The enterprising port city of New Orleans developed under Catholic French and Spanish colonialists and did not culturally identify itself as part of the Protestant agrarian South. Napoleon sold it to the United States during the Jefferson presidency, but New Orleans remained more Caribbean than American. Jazz is a 20th century music that developed from the African traditions of the free black Creole populations of the Caribbean and New Orleans.
  1. Enslaved Community

    • Enslaved people's opportunities to perform music varied among jurisdictions. For example, English Protestant Jamaica banned the enslaved community from participating in activities that could have assimilated them into European music traditions.
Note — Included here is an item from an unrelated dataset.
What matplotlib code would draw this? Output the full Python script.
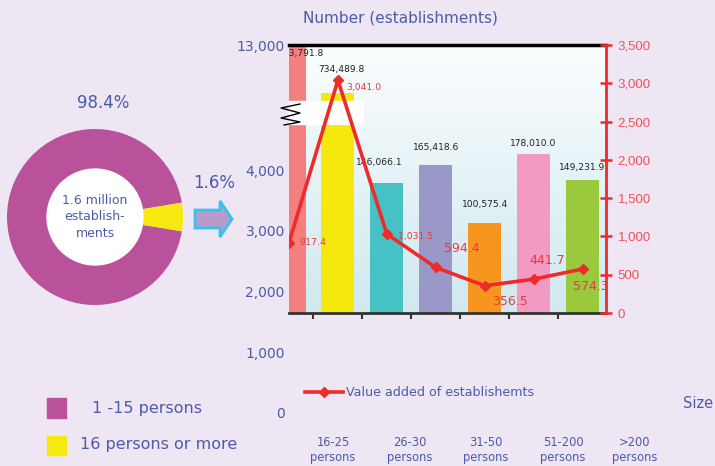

Dancing and drumming were suppressed and gatherings were banned, because the minority European population lived in fear of revolution. Bans drove music underground and encouraged its association with suppressed cultural traditions, such as voodoo. In contrast, in Cuba, enslaved people participated in Spanish Catholic holidays. Priests encouraged enslaved parishioners to celebrate with their traditional music and dances.

    Saint-Domingue

    • When the U.S. acquired New Orleans in 1803, the population was 8,000. Ten thousand French Creoles from Saint-Domingue (now Haiti and the Dominican Republic) arrived in New Orleans in two refugee phases before 1810. The second phase had first fled to Cuba for six years. The refugees included 3,000 Creole free people of color, who brought a strong voodoo tradition and African music heritage to New Orleans. By 1822, the Sunday music and dance in Congo Square was already decried as a disgrace to the city, according to Charles Hersch's "Subversive Sounds: Race and the Birth of Jazz in New Orleans."

    Uptown/Downtown

    • Enslaved people in the Caribbean played music on drums, pebbles in boxes, sticks, animal bones, whittled flutes and stringed lutes made of gourd drums (banjos). Jazz developed in New Orleans after 1900 as an instrumental music and was performed on European band instruments. In the uptown/downtown jazz legend, the two traditions were fused by 1894 segregation laws, when "uptown" (French Quarter) Creoles of Color with formal music education and "downtown" blacks with no formal training (Canal Street) were marginalized into the same community.

    Clave

    • Jazz was not founded on the 4/4 or 3/4 time signature (meter or beat) pattern typical of European music. Instead, by European standards, some notes of the beats were syncopated, meaning displaced or omitted or inappropriately strong or weak. Early jazz reflected the "clave" patterns on which Afro-Cuban music was constructed. A clave (Spanish: key) was a type of wooden peg used on ships and adapted as a percussive instrument in the Caribbean. The meters beaten on claves were three-two like the Bo Diddley beat, or the opposite, two-three.

    Improvisation

    • Early New Orleans jazz bands originated performance styles in which harmonies ("changes") functioned as a foundation on which to improvise. The first prominent jazz performer and bandleader was Buddy Bolden (1877-1931), a formally trained black musician whose band members all improvised. The informal collaboration among band members was culturally African, and the improvisation in harmony was a legacy of African drumming that reached New Orleans from the Caribbean.